The Roots of Irish Dance History
Irish dance history starts in the Celtic heritage. While any ancient records may be inaccurate, it is generally believed that as early as 1600 BC the dances were accompanied by the music of the Tuatha de Danaan, or "skilled workers." These tribal dances would have been performed as part of ritual surrounding cultural events, such as
- Druidic worship
- Animal worship
- Social recreation
Like any other form of dance, Irish dance history is punctuated by the influence of other cultures. In fact, as Riverdance acknowledges, Flamenco dancers also draw a great deal of their style from the Celtic and Gallic roots. In Ireland, invasions and migrations tended to cause the variations in style and culture:
- 1300 BC: First Feis - King Ollam Fodhla holds a great feast called Feis Teamhair, translated as House of Music.
- 795 AD: Norse Influence - Viking invaders settle, intermarry, and share their culture with the Irish.
- 1169 AD: Norman Invasion - The Normans brought with them the concept of the "circle dance," originally created in France.
- 1413 AD: Caroling recorded' - During a mayoral visit, this Norman custom of singing and dancing was held in Baltimore, Ireland.
- 1443 AD: Festival of Arts - the first Festival was held in Kelleigh as a celebration of music, dance, and poetry. Over 2,700 people participate.
- 1569 AD: Ladies of Galway - Sir Henry Sidney writes to Queen Elizabeth I telling her of the magnificent jigs danced by the women of this city, calling them "very beautiful."
- 1600 AD: Fynes Moryson - This secretary recorded the following about Irish dance history: "The Irish delight much in dancing but only in country dances…whereof they have some pleasant to behold, as Balrudery, and the Whip of Dunboyne, and they dance about a fire in the midst of a room holding sticks in their hands and by certain strains drawing one another into the fire; and this I have seen them often dance before the Lord Deputy in the house of Irish Lords."
From this point on many references paint a fairly thorough picture of Irish dance history as it continues through to today. These include welcoming King James II to Ireland: "...young rural maidens weaving dances before him as he traveled."
The Irish Dances & Dancing Masters
Irish dance history is not only a history of invasion. The English invaders also learned native dances of Ireland. One of these, called "Trenchmore" and based on an Irish peasant dance, was eagerly adopted by the court of Queen Elizabeth I. This dance led to other partnered dances such as the reel.

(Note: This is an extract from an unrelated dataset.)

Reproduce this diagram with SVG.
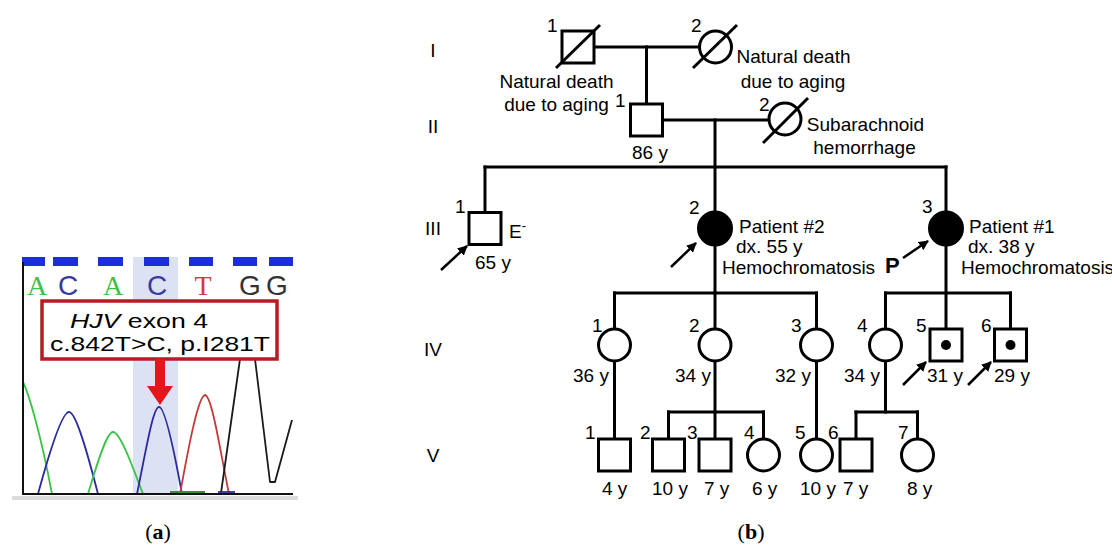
<svg xmlns="http://www.w3.org/2000/svg" width="1112" height="548" viewBox="0 0 1112 548">
<defs>
<marker id="ah" markerUnits="userSpaceOnUse" markerWidth="10" markerHeight="10" viewBox="0 0 10 10" refX="9" refY="5" orient="auto">
<path d="M0,0 L10,5 L0,10 z" fill="#000"/>
</marker>
<style>
.ln{stroke:#000;stroke-width:3;fill:none;stroke-linecap:square}
.sym{stroke:#000;stroke-width:3;fill:#fff}
.aff{stroke:#000;stroke-width:3;fill:#000}
.sl{stroke:#000;stroke-width:3}
.arr{stroke:#000;stroke-width:2.5;marker-end:url(#ah)}
.t{font-family:"Liberation Sans",Arial,sans-serif;font-size:19px;fill:#000}
.g{font-family:"Liberation Sans",Arial,sans-serif;font-size:19px;fill:#000;text-anchor:middle}
.m{text-anchor:middle}
.cap{font-family:"Liberation Serif","Times New Roman",serif;font-size:22px;fill:#000;text-anchor:middle}
.tr{fill:none;stroke-width:1.8;stroke-linejoin:round}
.bar{fill:#1c2fd6}
</style>
</defs>
<rect width="1112" height="548" fill="#fff"/>

<!-- Panel (a) chromatogram -->
<g id="panel-a">
<rect x="133" y="257" width="45" height="238" fill="#dde1f4"/>
<rect class="bar" x="22" y="257" width="23" height="9"/>
<rect class="bar" x="53" y="257" width="25" height="9"/>
<rect class="bar" x="98" y="257" width="25" height="9"/>
<rect class="bar" x="144" y="257" width="25" height="9"/>
<rect class="bar" x="189" y="257" width="24" height="9"/>
<rect class="bar" x="233" y="257" width="24" height="9"/>
<rect class="bar" x="269" y="257" width="24" height="9"/>
<g font-size="28" text-anchor="middle">
<text x="37" y="295" font-family="Liberation Serif, serif" fill="#3cc24a">A</text>
<text x="68" y="295" font-family="Liberation Sans, sans-serif" fill="#3a3aa0">C</text>
<text x="113" y="295" font-family="Liberation Serif, serif" fill="#3cc24a">A</text>
<text x="157" y="295" font-family="Liberation Sans, sans-serif" fill="#3a3aa0">C</text>
<text x="203" y="295" font-family="Liberation Serif, serif" fill="#d03a3a">T</text>
<text x="250" y="295" font-family="Liberation Sans, sans-serif" fill="#333">G</text>
<text x="277" y="295" font-family="Liberation Sans, sans-serif" fill="#333">G</text>
</g>
<path class="tr" stroke="#3cc24a" d="M23,382 C28,392 40,430 52,494"/>
<path class="tr" stroke="#2c2c9c" d="M38,494 C50,450 62,412 69,412 C76,412 88,455 98,494"/>
<path class="tr" stroke="#3cc24a" d="M88,494 C98,460 107,432 113,432 C120,432 132,465 143,494"/>
<path class="tr" stroke="#2c2c9c" d="M137,494 C146,450 153,407 159,407 C165,407 174,450 182,494"/>
<path class="tr" stroke="#c43a3a" d="M180,494 C188,450 198,396 205,395 C212,396 220,450 229,494"/>
<path class="tr" stroke="#1a1a1a" d="M221,493 L240,359 L245,330 L252,330 L255,359 L270,482 L275,482 L292,420"/>
<path class="tr" stroke="#3a8a3a" d="M170,492 L205,492"/>
<path class="tr" stroke="#2c2c9c" d="M218,492 L235,492"/>
<path d="M23,262 L23,494 L293,494" fill="none" stroke="#111" stroke-width="2"/>
<rect x="12" y="496" width="286" height="4" fill="#dcdcdc"/>
<rect x="42" y="301" width="235" height="58" fill="#fff" stroke="#b11f24" stroke-width="3.5"/>
<text x="70" y="328" font-family="Liberation Sans, Arial, sans-serif" font-size="21" textLength="138" lengthAdjust="spacingAndGlyphs"><tspan font-style="italic">HJV</tspan> exon 4</text>
<text x="50" y="351" font-family="Liberation Sans, Arial, sans-serif" font-size="21" textLength="220" lengthAdjust="spacingAndGlyphs">c.842T&gt;C, p.I281T</text>
<rect x="155" y="359" width="10" height="28" fill="#e5151b"/>
<polygon points="147,386 173,386 160,405" fill="#e5151b"/>
</g>
<text class="cap" x="158" y="539">(<tspan font-weight="bold">a</tspan>)</text>
<text class="cap" x="751" y="539">(<tspan font-weight="bold">b</tspan>)</text>

<!-- Generation labels -->
<g id="gen-labels">
<text class="g" x="433" y="57">I</text>
<text class="g" x="433" y="133">II</text>
<text class="g" x="433" y="235">III</text>
<text class="g" x="433" y="356">IV</text>
<text class="g" x="433" y="462">V</text>
</g>

<!-- Connectors -->
<g id="connectors">
<path class="ln" d="M594,47 H699"/>
<path class="ln" d="M646.5,47 V104"/>
<path class="ln" d="M662.5,120 H769"/>
<path class="ln" d="M715,120 V212"/>
<path class="ln" d="M485,167 H946"/>
<path class="ln" d="M485,167 V212.5"/>
<path class="ln" d="M946,167 V212"/>
<path class="ln" d="M715,245 V293"/>
<path class="ln" d="M614.5,293 H816.5"/>
<path class="ln" d="M614.5,293 V329"/>
<path class="ln" d="M715,293 V329"/>
<path class="ln" d="M816.5,293 V329"/>
<path class="ln" d="M946,245 V329"/>
<path class="ln" d="M885.5,293 H1010.5"/>
<path class="ln" d="M885.5,293 V329"/>
<path class="ln" d="M1010.5,293 V329"/>
<path class="ln" d="M614.5,361 V439"/>
<path class="ln" d="M715,361 V412"/>
<path class="ln" d="M668.5,412 H763.5"/>
<path class="ln" d="M668.5,412 V439"/>
<path class="ln" d="M715,412 V439"/>
<path class="ln" d="M763.5,412 V439"/>
<path class="ln" d="M816.5,361 V439"/>
<path class="ln" d="M885.5,361 V412"/>
<path class="ln" d="M856,412 H917.5"/>
<path class="ln" d="M856,412 V439"/>
<path class="ln" d="M917.5,412 V439"/>
<line class="arr" x1="441" y1="270" x2="467" y2="246"/>
<line class="arr" x1="671" y1="267" x2="696" y2="243"/>
<line class="arr" x1="903" y1="258" x2="928" y2="241"/>
<line class="arr" x1="903" y1="385" x2="926" y2="362"/>
<line class="arr" x1="968" y1="385" x2="991" y2="362"/>
</g>

<!-- Generation I -->
<g id="I-1">
<rect class="sym" x="562" y="31" width="32" height="32"/>
<line class="sl" x1="556" y1="68" x2="600" y2="25"/>
<text class="t" x="547" y="32">1</text>
<text class="t m" x="556.5" y="88">Natural death</text>
<text class="t m" x="556.5" y="111">due to aging</text>
</g>
<g id="I-2">
<circle class="sym" cx="715.5" cy="47" r="16"/>
<line class="sl" x1="693" y1="68" x2="737" y2="25"/>
<text class="t" x="691" y="32">2</text>
<text class="t m" x="793.5" y="63">Natural death</text>
<text class="t m" x="793" y="88">due to aging</text>
</g>

<!-- Generation II -->
<g id="II-1">
<rect class="sym" x="630.5" y="104" width="32" height="32"/>
<text class="t" x="615" y="107">1</text>
<text class="t m" x="650" y="159">86 y</text>
</g>
<g id="II-2">
<circle class="sym" cx="785" cy="119" r="16"/>
<line class="sl" x1="763" y1="143" x2="808" y2="98"/>
<text class="t" x="759" y="111">2</text>
<text class="t m" x="865.5" y="131">Subarachnoid</text>
<text class="t m" x="864.5" y="154">hemorrhage</text>
</g>

<!-- Generation III -->
<g id="III-1">
<rect class="sym" x="469" y="212.5" width="32" height="32"/>
<text class="t" x="455" y="213">1</text>
<text class="t" x="509" y="238">E<tspan dy="-8" font-size="13">-</tspan></text>
<text class="t" x="475" y="269">65 y</text>
</g>
<g id="III-2">
<circle class="aff" cx="715" cy="228.5" r="16.5"/>
<text class="t" x="689" y="214">2</text>
<text class="t" x="739" y="233">Patient #2</text>
<text class="t" x="736" y="253">dx. 55 y</text>
<text class="t" x="722" y="274">Hemochromatosis</text>
</g>
<g id="III-3">
<circle class="aff" cx="946" cy="228.5" r="16.5"/>
<text class="t" x="922" y="213">3</text>
<text class="t" x="969" y="233">Patient #1</text>
<text class="t" x="968" y="253">dx. 38 y</text>
<text class="t" x="961" y="274" font-size="18">Hemochromatosis</text>
<text x="885" y="273" font-family="Liberation Sans, Arial, sans-serif" font-size="22" font-weight="bold">P</text>
</g>

<!-- Generation IV -->
<g id="IV-1">
<circle class="sym" cx="614.5" cy="345" r="16"/>
<text class="t" x="592" y="332">1</text>
<text class="t" x="573" y="382">36 y</text>
</g>
<g id="IV-2">
<circle class="sym" cx="715" cy="345" r="16"/>
<text class="t" x="689" y="332">2</text>
<text class="t" x="675" y="382">34 y</text>
</g>
<g id="IV-3">
<circle class="sym" cx="816.5" cy="345" r="16"/>
<text class="t" x="791" y="332">3</text>
<text class="t" x="775" y="382">32 y</text>
</g>
<g id="IV-4">
<circle class="sym" cx="885.5" cy="345" r="16"/>
<text class="t" x="857" y="332">4</text>
<text class="t" x="844" y="382">34 y</text>
</g>
<g id="IV-5">
<rect class="sym" x="930" y="329" width="32" height="32"/>
<circle cx="946" cy="345" r="5" fill="#000"/>
<text class="t" x="916" y="332">5</text>
<text class="t" x="927" y="382">31 y</text>
</g>
<g id="IV-6">
<rect class="sym" x="994.5" y="329" width="32" height="32"/>
<circle cx="1010.5" cy="345" r="5" fill="#000"/>
<text class="t" x="981" y="332">6</text>
<text class="t" x="994" y="382">29 y</text>
</g>

<!-- Generation V -->
<g id="V-1">
<rect class="sym" x="598.5" y="439" width="32" height="32"/>
<text class="t" x="585" y="439">1</text>
<text class="t" x="602" y="495">4 y</text>
</g>
<g id="V-2">
<rect class="sym" x="652.5" y="439" width="32" height="32"/>
<text class="t" x="640" y="439">2</text>
<text class="t" x="652" y="495">10 y</text>
</g>
<g id="V-3">
<rect class="sym" x="699" y="439" width="32" height="32"/>
<text class="t" x="687" y="439">3</text>
<text class="t" x="704" y="495">7 y</text>
</g>
<g id="V-4">
<circle class="sym" cx="763.5" cy="455" r="16"/>
<text class="t" x="744" y="439">4</text>
<text class="t" x="752" y="495">6 y</text>
</g>
<g id="V-5">
<circle class="sym" cx="816.5" cy="455" r="16"/>
<text class="t" x="795" y="439">5</text>
<text class="t" x="800" y="495">10 y</text>
</g>
<g id="V-6">
<rect class="sym" x="840" y="439" width="32" height="32"/>
<text class="t" x="828" y="439">6</text>
<text class="t" x="843" y="495">7 y</text>
</g>
<g id="V-7">
<circle class="sym" cx="917.5" cy="455" r="16"/>
<text class="t" x="898" y="439">7</text>
<text class="t" x="907" y="495">8 y</text>
</g>
</svg>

Dancing in ceilis or small groups accompanied by fiddlers and pipers became popular in the late 17th century, with the fast-paced music assimilating new cultural influences as fluidly as the dancers moved.
The Irish Dance Master
In the 18th century the Irish dancing master appeared, an intinerant instructor who would teach the youth in each district the group dances that were their heritage. Occasionally students would be separated out - most likely due to discipline problems, at first - and taught solo parts. This is the precursor to the kinds of spectacles choreographed by Michael Flatley and his colleagues today. Sometimes rival dance masters would meet at festivals, showing off their dance forms in intense competitions.
Irish Dance Today
The Feis remains an important part of Irish dance culture, and Irish dance is taught all over the world both to people with Irish heritage and others who simply enjoy the dance. Championships are held in Dublin every Easter for competitors from all over the world. Ceilis are still held all over the world by Irish and non-Irish alike. While it continues to evolve, the rich tradition of Irish dance history runs strong through the arts.